** Start of Data for processing **
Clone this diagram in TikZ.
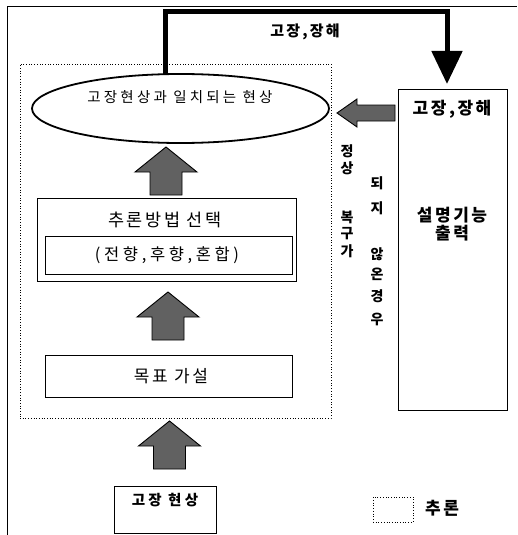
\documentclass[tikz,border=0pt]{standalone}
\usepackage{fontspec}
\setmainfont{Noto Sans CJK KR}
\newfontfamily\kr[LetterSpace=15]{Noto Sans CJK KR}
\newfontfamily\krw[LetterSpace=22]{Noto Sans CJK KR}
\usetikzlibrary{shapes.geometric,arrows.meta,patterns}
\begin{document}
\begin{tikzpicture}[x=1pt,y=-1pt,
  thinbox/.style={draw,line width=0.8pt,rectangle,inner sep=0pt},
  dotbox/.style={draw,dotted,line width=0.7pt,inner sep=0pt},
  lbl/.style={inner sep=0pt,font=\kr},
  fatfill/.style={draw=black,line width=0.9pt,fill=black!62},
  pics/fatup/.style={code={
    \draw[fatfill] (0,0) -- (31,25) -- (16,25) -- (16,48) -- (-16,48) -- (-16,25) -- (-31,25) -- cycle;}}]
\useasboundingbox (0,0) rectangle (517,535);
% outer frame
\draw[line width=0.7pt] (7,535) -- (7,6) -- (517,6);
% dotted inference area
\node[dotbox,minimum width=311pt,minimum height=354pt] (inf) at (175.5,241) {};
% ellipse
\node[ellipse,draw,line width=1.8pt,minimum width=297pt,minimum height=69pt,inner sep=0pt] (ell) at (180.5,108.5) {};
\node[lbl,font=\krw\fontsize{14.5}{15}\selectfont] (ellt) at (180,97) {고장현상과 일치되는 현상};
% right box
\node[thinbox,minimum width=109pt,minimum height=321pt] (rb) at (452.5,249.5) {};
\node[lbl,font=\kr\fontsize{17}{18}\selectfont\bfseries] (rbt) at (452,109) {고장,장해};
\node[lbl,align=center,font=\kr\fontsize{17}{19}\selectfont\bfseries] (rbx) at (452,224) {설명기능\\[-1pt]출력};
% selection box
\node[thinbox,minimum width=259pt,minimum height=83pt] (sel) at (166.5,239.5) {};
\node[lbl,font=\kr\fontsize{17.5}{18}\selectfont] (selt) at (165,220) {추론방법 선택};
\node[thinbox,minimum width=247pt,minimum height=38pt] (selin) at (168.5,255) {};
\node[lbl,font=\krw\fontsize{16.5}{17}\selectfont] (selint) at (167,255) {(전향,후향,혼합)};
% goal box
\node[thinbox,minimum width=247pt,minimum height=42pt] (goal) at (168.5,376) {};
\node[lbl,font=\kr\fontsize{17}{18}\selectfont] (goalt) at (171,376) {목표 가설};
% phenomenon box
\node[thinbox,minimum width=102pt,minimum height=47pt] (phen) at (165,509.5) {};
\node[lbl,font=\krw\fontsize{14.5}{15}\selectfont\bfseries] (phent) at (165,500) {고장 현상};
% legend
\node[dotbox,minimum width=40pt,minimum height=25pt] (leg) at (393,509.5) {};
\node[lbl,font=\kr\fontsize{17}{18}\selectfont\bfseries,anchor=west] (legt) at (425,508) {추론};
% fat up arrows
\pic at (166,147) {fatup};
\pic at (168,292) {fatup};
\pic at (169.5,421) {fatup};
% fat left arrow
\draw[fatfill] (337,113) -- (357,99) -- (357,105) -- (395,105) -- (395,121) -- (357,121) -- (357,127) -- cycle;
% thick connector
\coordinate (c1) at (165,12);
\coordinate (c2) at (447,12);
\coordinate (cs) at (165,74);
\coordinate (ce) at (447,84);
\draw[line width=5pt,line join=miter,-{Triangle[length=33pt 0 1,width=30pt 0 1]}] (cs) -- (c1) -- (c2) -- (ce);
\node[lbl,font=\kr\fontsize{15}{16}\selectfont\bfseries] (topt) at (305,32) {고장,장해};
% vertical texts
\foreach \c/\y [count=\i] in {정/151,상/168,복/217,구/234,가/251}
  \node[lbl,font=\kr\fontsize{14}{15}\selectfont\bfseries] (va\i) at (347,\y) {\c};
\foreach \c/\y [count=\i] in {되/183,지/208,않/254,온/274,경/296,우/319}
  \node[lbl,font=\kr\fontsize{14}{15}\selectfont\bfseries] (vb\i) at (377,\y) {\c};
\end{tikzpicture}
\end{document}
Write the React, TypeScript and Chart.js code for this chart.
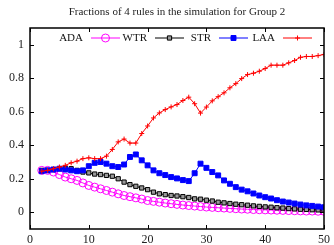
** End of Data for processing **
--- Your goal ---
Search the data for "this". Copy every matching line.

--- Response ---
Clone this diagram in TikZ.
Write the React, TypeScript and Chart.js code for this chart.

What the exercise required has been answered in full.